[AIM] Both the line containing "Generate a Python" and the line containing "np.array([t]))]), COL_SIDE[name], z)" belong in the answer, along with every line between them; print exactly those.

[Entries with chart source code]
▬▬▬

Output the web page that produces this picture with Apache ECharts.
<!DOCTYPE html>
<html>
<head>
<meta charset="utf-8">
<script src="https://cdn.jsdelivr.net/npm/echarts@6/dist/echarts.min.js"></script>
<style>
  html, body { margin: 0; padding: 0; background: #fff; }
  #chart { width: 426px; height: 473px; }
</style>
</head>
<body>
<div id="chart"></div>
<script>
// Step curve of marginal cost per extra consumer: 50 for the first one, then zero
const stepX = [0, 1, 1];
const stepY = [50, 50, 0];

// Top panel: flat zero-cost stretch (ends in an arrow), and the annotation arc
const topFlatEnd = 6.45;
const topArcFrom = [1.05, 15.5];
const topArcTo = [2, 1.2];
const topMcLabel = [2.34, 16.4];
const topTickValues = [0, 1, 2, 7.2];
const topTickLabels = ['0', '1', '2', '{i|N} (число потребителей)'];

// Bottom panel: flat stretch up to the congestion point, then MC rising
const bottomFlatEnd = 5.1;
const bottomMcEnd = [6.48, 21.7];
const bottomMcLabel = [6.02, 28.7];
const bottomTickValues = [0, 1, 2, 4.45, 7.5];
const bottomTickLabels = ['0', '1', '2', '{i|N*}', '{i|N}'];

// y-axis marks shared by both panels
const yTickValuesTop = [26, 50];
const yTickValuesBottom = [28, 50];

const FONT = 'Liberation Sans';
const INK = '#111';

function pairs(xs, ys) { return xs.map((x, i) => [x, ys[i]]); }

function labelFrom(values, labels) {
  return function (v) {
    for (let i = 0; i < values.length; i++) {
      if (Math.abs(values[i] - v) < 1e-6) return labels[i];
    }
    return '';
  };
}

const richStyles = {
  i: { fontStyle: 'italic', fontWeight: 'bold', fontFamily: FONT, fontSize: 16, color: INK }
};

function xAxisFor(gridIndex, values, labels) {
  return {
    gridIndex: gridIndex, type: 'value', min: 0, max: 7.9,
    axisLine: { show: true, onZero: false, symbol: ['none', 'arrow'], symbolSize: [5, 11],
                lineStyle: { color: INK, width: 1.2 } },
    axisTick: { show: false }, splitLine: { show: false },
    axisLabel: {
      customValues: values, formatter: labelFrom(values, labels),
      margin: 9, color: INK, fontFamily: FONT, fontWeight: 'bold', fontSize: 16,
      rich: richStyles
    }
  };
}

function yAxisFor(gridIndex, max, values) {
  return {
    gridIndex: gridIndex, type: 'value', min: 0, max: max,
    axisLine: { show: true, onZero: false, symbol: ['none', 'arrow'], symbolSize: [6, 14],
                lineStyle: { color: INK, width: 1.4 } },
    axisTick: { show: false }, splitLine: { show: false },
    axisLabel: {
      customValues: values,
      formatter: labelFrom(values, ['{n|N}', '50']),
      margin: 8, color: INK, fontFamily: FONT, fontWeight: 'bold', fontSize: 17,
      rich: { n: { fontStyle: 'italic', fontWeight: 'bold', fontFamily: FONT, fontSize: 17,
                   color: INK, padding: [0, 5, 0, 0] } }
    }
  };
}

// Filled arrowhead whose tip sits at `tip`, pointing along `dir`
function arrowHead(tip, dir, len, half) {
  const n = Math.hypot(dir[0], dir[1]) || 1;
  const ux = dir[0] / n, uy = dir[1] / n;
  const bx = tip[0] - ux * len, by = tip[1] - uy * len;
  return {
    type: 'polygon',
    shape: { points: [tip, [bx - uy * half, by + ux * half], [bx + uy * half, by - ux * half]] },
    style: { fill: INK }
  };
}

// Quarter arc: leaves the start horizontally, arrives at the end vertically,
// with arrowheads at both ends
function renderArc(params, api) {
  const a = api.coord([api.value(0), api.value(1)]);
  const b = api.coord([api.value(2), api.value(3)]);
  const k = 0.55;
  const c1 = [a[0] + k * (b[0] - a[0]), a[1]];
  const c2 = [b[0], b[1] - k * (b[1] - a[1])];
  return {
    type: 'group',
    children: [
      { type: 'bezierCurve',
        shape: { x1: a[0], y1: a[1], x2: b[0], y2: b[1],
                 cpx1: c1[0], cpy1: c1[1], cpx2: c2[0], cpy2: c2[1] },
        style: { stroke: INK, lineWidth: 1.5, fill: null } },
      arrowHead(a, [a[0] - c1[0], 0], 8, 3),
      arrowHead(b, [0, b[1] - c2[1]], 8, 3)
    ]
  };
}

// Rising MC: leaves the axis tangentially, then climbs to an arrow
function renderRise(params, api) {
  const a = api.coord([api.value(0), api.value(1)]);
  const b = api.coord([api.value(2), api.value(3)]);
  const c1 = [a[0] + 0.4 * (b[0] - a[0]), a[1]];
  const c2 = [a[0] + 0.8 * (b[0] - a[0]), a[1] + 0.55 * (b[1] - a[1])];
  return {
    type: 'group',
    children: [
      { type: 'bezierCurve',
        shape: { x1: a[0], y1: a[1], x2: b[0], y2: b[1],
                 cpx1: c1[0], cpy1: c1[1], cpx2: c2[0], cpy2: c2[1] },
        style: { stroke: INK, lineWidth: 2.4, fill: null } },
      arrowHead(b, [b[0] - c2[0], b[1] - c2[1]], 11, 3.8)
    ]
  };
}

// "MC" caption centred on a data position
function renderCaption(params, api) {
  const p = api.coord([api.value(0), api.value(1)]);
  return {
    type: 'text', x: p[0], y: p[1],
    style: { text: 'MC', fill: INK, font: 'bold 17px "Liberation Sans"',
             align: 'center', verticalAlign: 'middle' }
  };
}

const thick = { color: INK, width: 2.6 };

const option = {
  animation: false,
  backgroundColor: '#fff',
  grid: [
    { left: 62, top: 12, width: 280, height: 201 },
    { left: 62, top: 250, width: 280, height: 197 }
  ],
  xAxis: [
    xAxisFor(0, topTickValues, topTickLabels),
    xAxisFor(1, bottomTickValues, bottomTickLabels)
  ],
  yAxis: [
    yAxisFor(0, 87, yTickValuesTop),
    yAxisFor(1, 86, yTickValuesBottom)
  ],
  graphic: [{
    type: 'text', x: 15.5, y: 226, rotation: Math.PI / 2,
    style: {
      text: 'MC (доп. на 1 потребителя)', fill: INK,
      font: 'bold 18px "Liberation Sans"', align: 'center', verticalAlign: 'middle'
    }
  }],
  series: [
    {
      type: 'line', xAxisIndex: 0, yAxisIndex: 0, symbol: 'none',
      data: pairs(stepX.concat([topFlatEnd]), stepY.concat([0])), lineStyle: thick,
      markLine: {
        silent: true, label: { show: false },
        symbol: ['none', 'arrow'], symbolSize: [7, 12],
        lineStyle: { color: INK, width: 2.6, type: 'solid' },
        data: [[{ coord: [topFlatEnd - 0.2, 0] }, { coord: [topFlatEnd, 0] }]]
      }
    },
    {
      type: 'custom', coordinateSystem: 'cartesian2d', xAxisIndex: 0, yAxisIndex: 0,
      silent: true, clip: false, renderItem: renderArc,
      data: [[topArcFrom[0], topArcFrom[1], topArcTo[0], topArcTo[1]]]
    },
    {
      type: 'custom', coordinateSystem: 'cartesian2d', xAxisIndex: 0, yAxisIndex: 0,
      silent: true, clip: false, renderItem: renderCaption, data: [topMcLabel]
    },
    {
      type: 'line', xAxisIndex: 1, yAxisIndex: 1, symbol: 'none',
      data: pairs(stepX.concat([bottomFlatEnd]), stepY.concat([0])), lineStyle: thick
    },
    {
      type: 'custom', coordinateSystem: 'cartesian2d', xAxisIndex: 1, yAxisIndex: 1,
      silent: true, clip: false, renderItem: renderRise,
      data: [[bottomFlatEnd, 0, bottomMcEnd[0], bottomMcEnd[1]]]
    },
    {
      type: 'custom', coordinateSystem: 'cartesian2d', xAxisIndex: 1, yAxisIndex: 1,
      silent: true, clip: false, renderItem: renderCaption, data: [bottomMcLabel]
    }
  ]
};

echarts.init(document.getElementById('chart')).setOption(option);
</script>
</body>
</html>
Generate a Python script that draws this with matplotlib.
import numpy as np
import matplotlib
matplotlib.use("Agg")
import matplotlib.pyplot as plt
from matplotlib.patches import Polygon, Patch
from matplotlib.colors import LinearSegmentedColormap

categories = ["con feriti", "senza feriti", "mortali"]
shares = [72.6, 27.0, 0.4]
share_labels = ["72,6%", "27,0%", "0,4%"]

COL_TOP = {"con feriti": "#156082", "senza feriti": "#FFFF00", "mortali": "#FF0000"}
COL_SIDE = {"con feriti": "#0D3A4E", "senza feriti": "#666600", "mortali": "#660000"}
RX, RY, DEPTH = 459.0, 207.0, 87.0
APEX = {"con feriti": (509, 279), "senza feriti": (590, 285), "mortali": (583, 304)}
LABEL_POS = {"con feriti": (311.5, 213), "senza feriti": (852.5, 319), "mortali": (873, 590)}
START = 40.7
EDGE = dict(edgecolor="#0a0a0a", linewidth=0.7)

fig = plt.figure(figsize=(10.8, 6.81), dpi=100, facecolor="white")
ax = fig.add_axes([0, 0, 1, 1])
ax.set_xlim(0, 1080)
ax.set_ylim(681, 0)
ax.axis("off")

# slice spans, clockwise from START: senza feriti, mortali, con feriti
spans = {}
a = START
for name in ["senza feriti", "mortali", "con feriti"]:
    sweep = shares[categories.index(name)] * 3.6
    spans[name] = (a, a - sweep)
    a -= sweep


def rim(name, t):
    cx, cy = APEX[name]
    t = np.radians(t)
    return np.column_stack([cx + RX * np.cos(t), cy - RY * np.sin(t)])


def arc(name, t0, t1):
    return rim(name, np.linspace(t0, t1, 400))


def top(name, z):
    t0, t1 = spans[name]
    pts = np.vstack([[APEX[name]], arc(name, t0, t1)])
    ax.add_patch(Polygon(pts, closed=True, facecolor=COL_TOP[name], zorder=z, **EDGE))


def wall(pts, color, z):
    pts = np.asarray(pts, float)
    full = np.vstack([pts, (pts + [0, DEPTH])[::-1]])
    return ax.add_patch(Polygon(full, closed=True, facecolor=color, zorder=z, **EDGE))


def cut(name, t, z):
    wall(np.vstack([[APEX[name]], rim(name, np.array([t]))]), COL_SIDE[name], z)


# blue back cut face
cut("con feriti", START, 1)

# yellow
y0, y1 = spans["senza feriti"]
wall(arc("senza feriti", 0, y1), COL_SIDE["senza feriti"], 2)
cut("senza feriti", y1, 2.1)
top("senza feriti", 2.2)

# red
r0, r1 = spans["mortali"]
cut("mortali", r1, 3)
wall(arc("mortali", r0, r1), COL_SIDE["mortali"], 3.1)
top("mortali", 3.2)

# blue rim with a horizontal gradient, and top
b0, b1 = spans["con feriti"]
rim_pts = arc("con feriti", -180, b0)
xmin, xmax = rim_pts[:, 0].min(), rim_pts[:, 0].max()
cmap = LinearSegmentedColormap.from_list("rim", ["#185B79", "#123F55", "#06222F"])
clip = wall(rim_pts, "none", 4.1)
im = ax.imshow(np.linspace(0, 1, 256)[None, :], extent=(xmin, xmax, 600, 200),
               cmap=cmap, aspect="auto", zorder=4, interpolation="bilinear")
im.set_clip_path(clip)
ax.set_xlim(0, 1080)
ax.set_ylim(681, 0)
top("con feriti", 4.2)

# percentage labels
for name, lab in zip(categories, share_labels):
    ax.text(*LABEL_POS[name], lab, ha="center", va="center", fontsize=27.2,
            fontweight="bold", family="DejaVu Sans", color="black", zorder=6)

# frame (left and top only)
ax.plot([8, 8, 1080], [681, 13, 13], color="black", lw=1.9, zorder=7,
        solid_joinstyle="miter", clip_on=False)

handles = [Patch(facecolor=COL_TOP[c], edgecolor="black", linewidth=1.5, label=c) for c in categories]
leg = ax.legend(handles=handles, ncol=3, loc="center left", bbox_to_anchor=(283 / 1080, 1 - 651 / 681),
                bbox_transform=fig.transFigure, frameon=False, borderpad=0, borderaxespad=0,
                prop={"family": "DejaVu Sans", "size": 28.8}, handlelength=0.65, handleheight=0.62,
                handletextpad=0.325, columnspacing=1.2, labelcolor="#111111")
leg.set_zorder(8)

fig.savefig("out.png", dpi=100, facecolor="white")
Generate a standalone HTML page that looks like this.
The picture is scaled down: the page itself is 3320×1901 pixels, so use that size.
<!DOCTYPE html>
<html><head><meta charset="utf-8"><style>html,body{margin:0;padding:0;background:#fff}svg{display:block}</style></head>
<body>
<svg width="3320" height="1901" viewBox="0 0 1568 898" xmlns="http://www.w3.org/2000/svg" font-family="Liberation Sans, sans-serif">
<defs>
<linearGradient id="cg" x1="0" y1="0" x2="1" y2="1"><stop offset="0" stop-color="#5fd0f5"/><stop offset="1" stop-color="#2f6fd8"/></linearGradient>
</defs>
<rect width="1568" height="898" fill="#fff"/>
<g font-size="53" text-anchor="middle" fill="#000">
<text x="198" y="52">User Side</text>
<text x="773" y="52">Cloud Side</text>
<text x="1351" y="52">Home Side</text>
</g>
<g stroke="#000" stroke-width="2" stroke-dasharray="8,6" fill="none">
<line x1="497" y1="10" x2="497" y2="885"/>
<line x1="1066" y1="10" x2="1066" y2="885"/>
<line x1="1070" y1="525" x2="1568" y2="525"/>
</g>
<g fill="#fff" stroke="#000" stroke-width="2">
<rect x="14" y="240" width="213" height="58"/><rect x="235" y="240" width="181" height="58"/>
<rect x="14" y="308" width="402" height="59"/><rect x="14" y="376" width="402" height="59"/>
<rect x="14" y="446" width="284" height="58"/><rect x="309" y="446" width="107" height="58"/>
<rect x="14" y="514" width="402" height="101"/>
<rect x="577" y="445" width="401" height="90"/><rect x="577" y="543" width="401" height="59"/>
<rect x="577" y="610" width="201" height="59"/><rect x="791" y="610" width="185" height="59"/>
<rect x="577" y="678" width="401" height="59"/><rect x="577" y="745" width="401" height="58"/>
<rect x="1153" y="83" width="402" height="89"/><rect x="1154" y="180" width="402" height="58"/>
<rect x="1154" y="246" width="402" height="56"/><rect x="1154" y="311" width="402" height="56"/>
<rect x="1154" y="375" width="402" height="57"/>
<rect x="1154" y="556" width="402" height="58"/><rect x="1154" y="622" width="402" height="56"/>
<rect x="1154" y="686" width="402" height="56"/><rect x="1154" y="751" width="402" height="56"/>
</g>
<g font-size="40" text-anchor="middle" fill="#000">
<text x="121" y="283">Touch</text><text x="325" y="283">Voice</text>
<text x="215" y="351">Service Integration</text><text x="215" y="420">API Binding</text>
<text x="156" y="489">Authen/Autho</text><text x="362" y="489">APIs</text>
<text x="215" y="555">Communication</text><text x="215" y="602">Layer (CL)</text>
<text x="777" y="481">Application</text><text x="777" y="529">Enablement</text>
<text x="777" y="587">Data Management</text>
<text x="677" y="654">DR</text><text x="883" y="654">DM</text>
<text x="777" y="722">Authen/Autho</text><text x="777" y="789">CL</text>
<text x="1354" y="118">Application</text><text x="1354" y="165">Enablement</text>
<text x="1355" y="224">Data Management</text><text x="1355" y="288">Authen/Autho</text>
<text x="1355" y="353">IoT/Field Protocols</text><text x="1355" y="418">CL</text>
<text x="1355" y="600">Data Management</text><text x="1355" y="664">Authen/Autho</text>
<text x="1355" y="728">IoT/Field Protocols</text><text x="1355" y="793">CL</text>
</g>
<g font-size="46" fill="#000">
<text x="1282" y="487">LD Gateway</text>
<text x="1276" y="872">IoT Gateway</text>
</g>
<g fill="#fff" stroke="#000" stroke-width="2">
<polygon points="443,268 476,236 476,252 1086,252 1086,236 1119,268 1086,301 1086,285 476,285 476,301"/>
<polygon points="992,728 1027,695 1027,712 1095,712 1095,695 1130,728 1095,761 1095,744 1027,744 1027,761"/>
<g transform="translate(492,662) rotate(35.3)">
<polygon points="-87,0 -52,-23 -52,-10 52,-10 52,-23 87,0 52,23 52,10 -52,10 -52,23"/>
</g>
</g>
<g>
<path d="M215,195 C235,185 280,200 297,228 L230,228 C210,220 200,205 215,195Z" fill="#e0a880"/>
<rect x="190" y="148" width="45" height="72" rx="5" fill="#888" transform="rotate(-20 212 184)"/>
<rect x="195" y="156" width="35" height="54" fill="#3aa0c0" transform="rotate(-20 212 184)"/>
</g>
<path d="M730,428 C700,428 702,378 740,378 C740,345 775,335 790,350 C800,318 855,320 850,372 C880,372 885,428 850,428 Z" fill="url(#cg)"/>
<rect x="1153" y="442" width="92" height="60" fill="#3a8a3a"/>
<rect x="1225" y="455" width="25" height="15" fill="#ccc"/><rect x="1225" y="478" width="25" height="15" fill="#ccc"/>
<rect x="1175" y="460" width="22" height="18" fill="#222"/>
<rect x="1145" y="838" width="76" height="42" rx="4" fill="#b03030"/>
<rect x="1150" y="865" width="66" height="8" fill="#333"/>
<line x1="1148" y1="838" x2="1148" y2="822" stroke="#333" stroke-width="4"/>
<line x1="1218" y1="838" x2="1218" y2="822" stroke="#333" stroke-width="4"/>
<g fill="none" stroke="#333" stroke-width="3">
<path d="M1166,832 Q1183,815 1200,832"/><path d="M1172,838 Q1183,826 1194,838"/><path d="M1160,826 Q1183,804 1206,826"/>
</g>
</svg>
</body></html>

▬▬▬

[SOLUTION FOR THIS EXERCISE]
Generate a Python script that draws this with matplotlib.
import numpy as np
import matplotlib
matplotlib.use("Agg")
import matplotlib.pyplot as plt
from matplotlib.patches import Polygon, Patch
from matplotlib.colors import LinearSegmentedColormap

categories = ["con feriti", "senza feriti", "mortali"]
shares = [72.6, 27.0, 0.4]
share_labels = ["72,6%", "27,0%", "0,4%"]

COL_TOP = {"con feriti": "#156082", "senza feriti": "#FFFF00", "mortali": "#FF0000"}
COL_SIDE = {"con feriti": "#0D3A4E", "senza feriti": "#666600", "mortali": "#660000"}
RX, RY, DEPTH = 459.0, 207.0, 87.0
APEX = {"con feriti": (509, 279), "senza feriti": (590, 285), "mortali": (583, 304)}
LABEL_POS = {"con feriti": (311.5, 213), "senza feriti": (852.5, 319), "mortali": (873, 590)}
START = 40.7
EDGE = dict(edgecolor="#0a0a0a", linewidth=0.7)

fig = plt.figure(figsize=(10.8, 6.81), dpi=100, facecolor="white")
ax = fig.add_axes([0, 0, 1, 1])
ax.set_xlim(0, 1080)
ax.set_ylim(681, 0)
ax.axis("off")

# slice spans, clockwise from START: senza feriti, mortali, con feriti
spans = {}
a = START
for name in ["senza feriti", "mortali", "con feriti"]:
    sweep = shares[categories.index(name)] * 3.6
    spans[name] = (a, a - sweep)
    a -= sweep


def rim(name, t):
    cx, cy = APEX[name]
    t = np.radians(t)
    return np.column_stack([cx + RX * np.cos(t), cy - RY * np.sin(t)])


def arc(name, t0, t1):
    return rim(name, np.linspace(t0, t1, 400))


def top(name, z):
    t0, t1 = spans[name]
    pts = np.vstack([[APEX[name]], arc(name, t0, t1)])
    ax.add_patch(Polygon(pts, closed=True, facecolor=COL_TOP[name], zorder=z, **EDGE))


def wall(pts, color, z):
    pts = np.asarray(pts, float)
    full = np.vstack([pts, (pts + [0, DEPTH])[::-1]])
    return ax.add_patch(Polygon(full, closed=True, facecolor=color, zorder=z, **EDGE))


def cut(name, t, z):
    wall(np.vstack([[APEX[name]], rim(name, np.array([t]))]), COL_SIDE[name], z)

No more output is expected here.